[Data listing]
##########
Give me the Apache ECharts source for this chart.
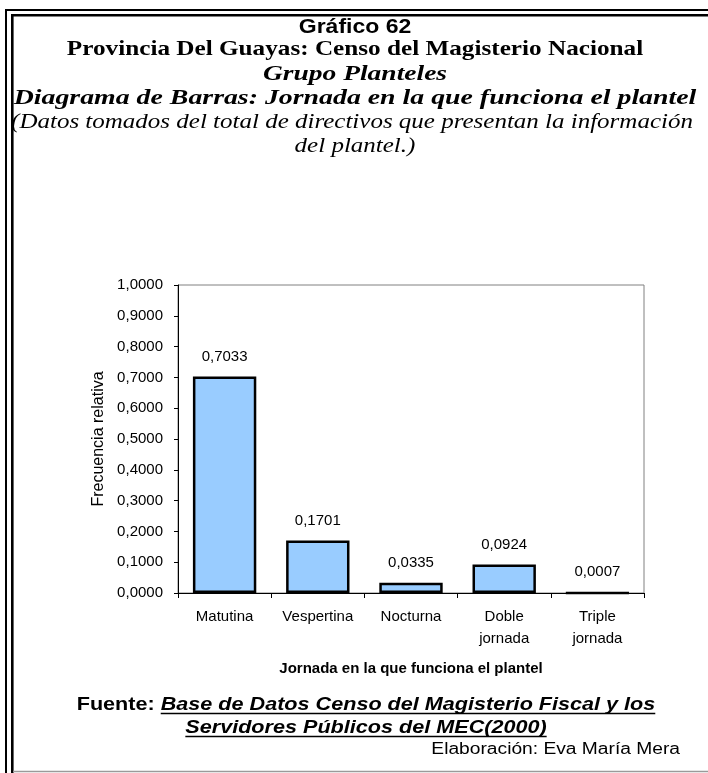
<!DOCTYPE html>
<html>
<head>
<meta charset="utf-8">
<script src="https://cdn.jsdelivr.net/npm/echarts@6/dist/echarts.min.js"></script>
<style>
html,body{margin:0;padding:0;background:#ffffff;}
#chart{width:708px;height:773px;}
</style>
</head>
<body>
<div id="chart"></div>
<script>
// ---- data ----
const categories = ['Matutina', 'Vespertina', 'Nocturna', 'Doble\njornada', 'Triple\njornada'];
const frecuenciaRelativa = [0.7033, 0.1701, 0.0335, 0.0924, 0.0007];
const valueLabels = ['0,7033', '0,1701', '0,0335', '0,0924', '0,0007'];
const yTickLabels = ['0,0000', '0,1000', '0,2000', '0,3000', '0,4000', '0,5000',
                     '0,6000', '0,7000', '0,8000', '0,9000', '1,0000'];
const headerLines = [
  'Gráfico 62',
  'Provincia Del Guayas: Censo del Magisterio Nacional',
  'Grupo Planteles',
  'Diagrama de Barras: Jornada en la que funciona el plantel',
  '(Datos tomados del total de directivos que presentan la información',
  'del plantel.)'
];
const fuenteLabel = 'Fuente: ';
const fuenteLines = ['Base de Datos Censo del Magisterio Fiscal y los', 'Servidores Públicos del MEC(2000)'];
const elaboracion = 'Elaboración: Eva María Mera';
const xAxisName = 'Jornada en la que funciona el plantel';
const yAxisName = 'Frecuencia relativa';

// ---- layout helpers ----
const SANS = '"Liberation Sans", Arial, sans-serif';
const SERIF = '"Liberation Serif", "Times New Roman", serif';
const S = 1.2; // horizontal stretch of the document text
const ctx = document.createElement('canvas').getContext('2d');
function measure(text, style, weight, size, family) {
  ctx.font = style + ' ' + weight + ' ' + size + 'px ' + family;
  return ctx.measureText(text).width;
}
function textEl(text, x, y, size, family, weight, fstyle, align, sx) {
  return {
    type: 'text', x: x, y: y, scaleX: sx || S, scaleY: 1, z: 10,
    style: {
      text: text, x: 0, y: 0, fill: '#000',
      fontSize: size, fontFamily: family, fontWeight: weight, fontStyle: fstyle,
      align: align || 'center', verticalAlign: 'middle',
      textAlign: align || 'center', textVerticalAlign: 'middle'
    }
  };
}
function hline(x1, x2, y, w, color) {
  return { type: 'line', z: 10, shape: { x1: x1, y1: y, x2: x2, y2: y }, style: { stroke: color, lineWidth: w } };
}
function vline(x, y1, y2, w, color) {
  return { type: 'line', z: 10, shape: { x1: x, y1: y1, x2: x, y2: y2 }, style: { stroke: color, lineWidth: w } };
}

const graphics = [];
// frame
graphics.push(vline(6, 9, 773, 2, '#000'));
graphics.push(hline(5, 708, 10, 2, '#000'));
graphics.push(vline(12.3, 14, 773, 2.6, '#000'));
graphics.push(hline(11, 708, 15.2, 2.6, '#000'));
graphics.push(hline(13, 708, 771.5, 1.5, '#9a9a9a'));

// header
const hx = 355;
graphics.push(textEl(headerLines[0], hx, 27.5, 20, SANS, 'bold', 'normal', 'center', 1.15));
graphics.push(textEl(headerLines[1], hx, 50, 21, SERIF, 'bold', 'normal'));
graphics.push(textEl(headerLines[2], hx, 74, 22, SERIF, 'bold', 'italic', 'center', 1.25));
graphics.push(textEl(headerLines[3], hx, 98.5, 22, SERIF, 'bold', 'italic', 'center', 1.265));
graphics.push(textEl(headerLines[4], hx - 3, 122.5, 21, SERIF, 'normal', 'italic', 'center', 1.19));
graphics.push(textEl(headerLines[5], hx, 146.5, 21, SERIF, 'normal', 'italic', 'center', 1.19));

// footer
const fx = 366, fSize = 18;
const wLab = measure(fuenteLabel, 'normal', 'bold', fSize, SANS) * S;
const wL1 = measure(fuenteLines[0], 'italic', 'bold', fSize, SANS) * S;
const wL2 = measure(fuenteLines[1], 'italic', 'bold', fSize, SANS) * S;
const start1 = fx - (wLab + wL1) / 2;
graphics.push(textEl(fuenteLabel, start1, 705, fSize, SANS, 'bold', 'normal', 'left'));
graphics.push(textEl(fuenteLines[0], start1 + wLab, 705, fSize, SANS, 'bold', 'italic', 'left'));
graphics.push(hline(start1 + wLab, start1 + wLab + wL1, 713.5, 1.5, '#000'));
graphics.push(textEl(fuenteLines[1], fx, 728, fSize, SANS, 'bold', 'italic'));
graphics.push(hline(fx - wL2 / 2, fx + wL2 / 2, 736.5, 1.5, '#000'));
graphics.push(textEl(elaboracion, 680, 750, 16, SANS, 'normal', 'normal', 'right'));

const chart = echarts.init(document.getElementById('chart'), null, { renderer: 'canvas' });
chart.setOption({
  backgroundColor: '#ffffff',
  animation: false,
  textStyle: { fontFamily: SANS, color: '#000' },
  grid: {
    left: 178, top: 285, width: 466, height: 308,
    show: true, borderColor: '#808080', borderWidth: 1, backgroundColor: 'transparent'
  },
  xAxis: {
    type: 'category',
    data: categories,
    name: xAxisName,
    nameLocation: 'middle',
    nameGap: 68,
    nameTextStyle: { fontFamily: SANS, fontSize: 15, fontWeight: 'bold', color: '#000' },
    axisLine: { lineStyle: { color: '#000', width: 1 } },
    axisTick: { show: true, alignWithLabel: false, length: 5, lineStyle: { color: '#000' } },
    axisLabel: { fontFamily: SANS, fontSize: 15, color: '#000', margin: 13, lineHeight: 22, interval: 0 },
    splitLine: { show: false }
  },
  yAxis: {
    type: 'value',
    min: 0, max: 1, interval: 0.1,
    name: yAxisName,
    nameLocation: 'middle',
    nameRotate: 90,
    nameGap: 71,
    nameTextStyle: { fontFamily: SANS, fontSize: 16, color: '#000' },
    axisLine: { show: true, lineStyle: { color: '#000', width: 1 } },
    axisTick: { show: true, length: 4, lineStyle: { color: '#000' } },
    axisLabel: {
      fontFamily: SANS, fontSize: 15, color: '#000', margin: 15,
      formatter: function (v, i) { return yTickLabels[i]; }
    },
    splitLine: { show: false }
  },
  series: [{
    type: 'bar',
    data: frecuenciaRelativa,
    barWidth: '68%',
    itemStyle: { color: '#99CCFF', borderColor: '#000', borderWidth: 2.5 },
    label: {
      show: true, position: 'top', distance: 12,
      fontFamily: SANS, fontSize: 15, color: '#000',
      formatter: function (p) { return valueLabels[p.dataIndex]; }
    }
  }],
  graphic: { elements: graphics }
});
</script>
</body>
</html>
##########
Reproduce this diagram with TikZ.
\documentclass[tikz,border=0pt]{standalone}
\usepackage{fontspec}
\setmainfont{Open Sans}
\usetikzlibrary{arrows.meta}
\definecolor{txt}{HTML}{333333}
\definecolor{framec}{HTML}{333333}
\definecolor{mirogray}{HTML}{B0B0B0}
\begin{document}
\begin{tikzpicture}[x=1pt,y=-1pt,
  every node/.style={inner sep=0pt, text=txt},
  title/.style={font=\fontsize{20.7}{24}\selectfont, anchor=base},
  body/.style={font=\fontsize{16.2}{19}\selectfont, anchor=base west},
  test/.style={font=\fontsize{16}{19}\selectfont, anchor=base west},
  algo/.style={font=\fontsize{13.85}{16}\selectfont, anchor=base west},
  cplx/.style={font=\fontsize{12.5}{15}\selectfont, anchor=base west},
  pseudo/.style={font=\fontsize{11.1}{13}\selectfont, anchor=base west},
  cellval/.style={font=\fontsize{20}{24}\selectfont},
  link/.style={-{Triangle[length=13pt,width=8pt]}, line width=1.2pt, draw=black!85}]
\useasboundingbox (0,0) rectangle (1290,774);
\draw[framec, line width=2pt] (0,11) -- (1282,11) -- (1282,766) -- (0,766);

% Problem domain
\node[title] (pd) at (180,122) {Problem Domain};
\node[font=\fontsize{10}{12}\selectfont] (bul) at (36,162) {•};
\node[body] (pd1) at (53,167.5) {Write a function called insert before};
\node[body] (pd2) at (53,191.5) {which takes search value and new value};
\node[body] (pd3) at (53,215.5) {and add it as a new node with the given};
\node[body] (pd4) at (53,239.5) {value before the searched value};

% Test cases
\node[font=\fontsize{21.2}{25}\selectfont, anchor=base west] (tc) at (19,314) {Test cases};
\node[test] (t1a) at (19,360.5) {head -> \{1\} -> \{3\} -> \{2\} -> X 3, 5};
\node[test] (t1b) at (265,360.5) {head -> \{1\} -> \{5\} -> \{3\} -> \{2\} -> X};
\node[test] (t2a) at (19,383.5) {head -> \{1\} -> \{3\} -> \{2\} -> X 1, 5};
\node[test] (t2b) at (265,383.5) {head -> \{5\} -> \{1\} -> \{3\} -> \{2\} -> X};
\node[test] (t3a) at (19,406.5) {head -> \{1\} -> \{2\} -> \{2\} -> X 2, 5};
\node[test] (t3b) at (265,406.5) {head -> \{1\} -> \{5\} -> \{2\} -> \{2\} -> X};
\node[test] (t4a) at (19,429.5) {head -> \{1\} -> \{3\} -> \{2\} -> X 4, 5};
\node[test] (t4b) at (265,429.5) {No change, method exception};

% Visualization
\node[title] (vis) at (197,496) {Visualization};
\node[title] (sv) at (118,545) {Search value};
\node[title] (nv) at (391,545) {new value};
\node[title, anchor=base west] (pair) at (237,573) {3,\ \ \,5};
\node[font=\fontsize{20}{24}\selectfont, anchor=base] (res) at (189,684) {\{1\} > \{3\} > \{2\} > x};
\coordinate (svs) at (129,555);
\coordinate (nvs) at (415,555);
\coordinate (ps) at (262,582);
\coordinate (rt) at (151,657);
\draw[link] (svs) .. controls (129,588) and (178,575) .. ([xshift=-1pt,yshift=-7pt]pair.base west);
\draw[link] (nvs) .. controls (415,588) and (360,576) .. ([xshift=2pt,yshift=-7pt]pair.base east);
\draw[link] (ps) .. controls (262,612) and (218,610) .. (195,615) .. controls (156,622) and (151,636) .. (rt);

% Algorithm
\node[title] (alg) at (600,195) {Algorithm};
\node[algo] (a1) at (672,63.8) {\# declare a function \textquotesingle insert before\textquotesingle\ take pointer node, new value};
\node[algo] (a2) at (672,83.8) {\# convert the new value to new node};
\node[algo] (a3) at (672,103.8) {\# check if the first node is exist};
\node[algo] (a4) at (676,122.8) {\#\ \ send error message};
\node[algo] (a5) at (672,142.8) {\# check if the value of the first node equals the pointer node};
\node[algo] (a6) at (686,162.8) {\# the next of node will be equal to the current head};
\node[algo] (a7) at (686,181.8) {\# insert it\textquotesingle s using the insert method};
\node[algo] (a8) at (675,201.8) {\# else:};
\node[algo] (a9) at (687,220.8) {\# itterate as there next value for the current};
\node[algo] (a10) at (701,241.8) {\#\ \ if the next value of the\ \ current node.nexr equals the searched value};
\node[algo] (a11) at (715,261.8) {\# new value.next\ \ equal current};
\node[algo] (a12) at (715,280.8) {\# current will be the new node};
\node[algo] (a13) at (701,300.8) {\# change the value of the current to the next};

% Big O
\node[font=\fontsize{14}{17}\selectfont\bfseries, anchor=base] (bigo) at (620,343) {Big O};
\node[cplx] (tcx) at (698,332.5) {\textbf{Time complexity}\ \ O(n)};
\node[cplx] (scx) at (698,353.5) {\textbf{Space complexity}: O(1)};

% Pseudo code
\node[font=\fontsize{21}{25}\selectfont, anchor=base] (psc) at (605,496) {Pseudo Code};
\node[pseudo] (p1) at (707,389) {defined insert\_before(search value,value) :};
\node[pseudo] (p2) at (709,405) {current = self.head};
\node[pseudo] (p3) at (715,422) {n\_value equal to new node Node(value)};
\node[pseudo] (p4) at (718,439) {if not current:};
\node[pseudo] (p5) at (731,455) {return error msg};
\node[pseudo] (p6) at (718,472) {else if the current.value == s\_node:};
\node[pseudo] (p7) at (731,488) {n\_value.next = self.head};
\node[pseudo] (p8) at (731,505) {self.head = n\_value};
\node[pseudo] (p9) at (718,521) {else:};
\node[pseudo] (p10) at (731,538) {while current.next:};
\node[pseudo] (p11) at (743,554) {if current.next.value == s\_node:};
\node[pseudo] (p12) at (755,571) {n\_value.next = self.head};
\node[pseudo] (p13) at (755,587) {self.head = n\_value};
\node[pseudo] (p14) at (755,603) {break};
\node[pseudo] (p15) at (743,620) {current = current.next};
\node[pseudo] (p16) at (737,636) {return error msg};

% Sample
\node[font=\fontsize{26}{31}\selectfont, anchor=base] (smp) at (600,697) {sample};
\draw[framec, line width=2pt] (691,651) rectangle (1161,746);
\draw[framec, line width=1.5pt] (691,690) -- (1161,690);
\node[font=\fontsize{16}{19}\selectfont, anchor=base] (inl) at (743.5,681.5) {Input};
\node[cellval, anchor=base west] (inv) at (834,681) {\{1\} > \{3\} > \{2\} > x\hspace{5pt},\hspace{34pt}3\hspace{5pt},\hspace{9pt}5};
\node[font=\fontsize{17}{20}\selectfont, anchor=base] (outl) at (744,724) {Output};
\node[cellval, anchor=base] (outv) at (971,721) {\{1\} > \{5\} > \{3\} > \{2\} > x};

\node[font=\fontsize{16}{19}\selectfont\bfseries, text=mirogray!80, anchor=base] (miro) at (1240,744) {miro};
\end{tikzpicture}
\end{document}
##########
[Your instructions] Pictures do not belong in the copy. Reproduce exactly the lines from the one with "Give me the" to the one with "const yAxisName = 'Frecuencia relativa';", both lines included.

[Written solution]
Give me the Apache ECharts source for this chart.
<!DOCTYPE html>
<html>
<head>
<meta charset="utf-8">
<script src="https://cdn.jsdelivr.net/npm/echarts@6/dist/echarts.min.js"></script>
<style>
html,body{margin:0;padding:0;background:#ffffff;}
#chart{width:708px;height:773px;}
</style>
</head>
<body>
<div id="chart"></div>
<script>
// ---- data ----
const categories = ['Matutina', 'Vespertina', 'Nocturna', 'Doble\njornada', 'Triple\njornada'];
const frecuenciaRelativa = [0.7033, 0.1701, 0.0335, 0.0924, 0.0007];
const valueLabels = ['0,7033', '0,1701', '0,0335', '0,0924', '0,0007'];
const yTickLabels = ['0,0000', '0,1000', '0,2000', '0,3000', '0,4000', '0,5000',
                     '0,6000', '0,7000', '0,8000', '0,9000', '1,0000'];
const headerLines = [
  'Gráfico 62',
  'Provincia Del Guayas: Censo del Magisterio Nacional',
  'Grupo Planteles',
  'Diagrama de Barras: Jornada en la que funciona el plantel',
  '(Datos tomados del total de directivos que presentan la información',
  'del plantel.)'
];
const fuenteLabel = 'Fuente: ';
const fuenteLines = ['Base de Datos Censo del Magisterio Fiscal y los', 'Servidores Públicos del MEC(2000)'];
const elaboracion = 'Elaboración: Eva María Mera';
const xAxisName = 'Jornada en la que funciona el plantel';
const yAxisName = 'Frecuencia relativa';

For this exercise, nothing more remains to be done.